Finding Max and Mins Part V

[Hckyplayer8]

Find the critical numbers of f(x) = x^1/3 - x ^1/5 and determine the absolute max and min values on the interval [0,2] and where they occur.

For f'(x) I have 1/3x^2/3 - 1/5x^4/5

f(0) = 0
f(2) = 2^1/3 - 2^1/5 = ?

That is about as far as I can get in this problem.

 

[Deleted member 4993]

Find the critical numbers of f(x) = x^1/3 - x ^1/5 and determine the absolute max and min values on the interval [0,2] and where they occur.

For f'(x) I have 1/3x^2/3 - 1/5x^4/5

f(0) = 0
f(2) = 2^1/3 - 2^1/5 = ?............................ you'll need to use a calculator for this part

That is about as far as I can get in this problem.

Your expression for f'(x) is incorrect. That should be:

f'(x) = (1/3)x^-2/3 - (1/5)x^-4/5 ......................... the exponents are negative.

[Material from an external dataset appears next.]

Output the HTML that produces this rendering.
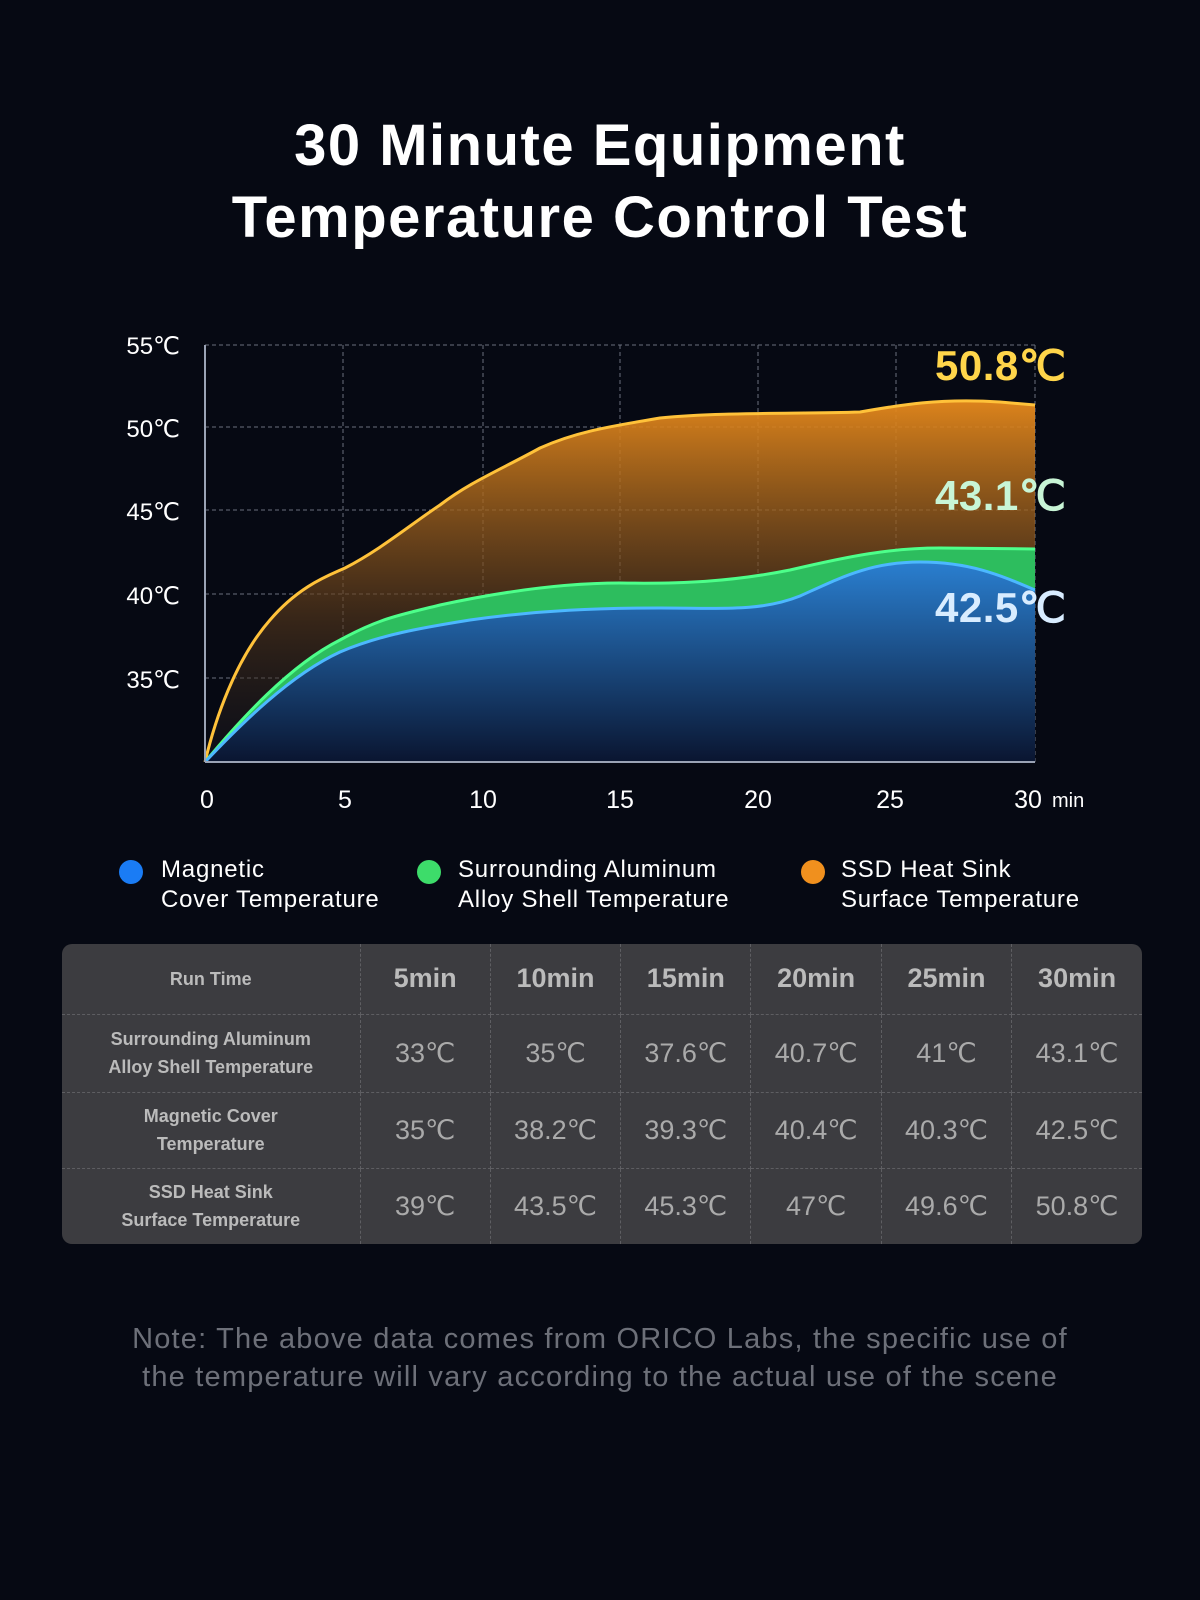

f'(x) = (1/15) * x^-4/5 * [5 * x^2/15 - 3] .............. continue

 

[Jagulba]

the derivative of x^n is n*x^(n-1)
which in this case would be
x^1/3 ---> (1/3)*x^(1/3-1)=1/3*x^-2/3

now 1/3x^-2/3 - 1/5x^-4/5 =0
5x^-2/3=3x^-4/5
5/x^2/3 =3/x^4/5

here you see if I go toward zero I will have a problem since the derivative would be going toward infinity. but if you go from either side of zero toward zero (negative or positive) the sign would be positive so there is no discontinuity in our function
we can continue:
x^4/5/x^2/3=3/5 or x^(4/5-2/3)=3/5 ---> x=(3/5)^15/2

 

[Hckyplayer8]

Ah. I see my gaff with the exponents. Thanks!

 

[Hckyplayer8]

...gaffe...

 

[Steven G]

If you subtract 1 from a number the result WILL NOT GET LARGER! You need to catch those mistakes!

 

[Steven G]

...gaffe...

I prefer to say sloppy thinking instead of gaffe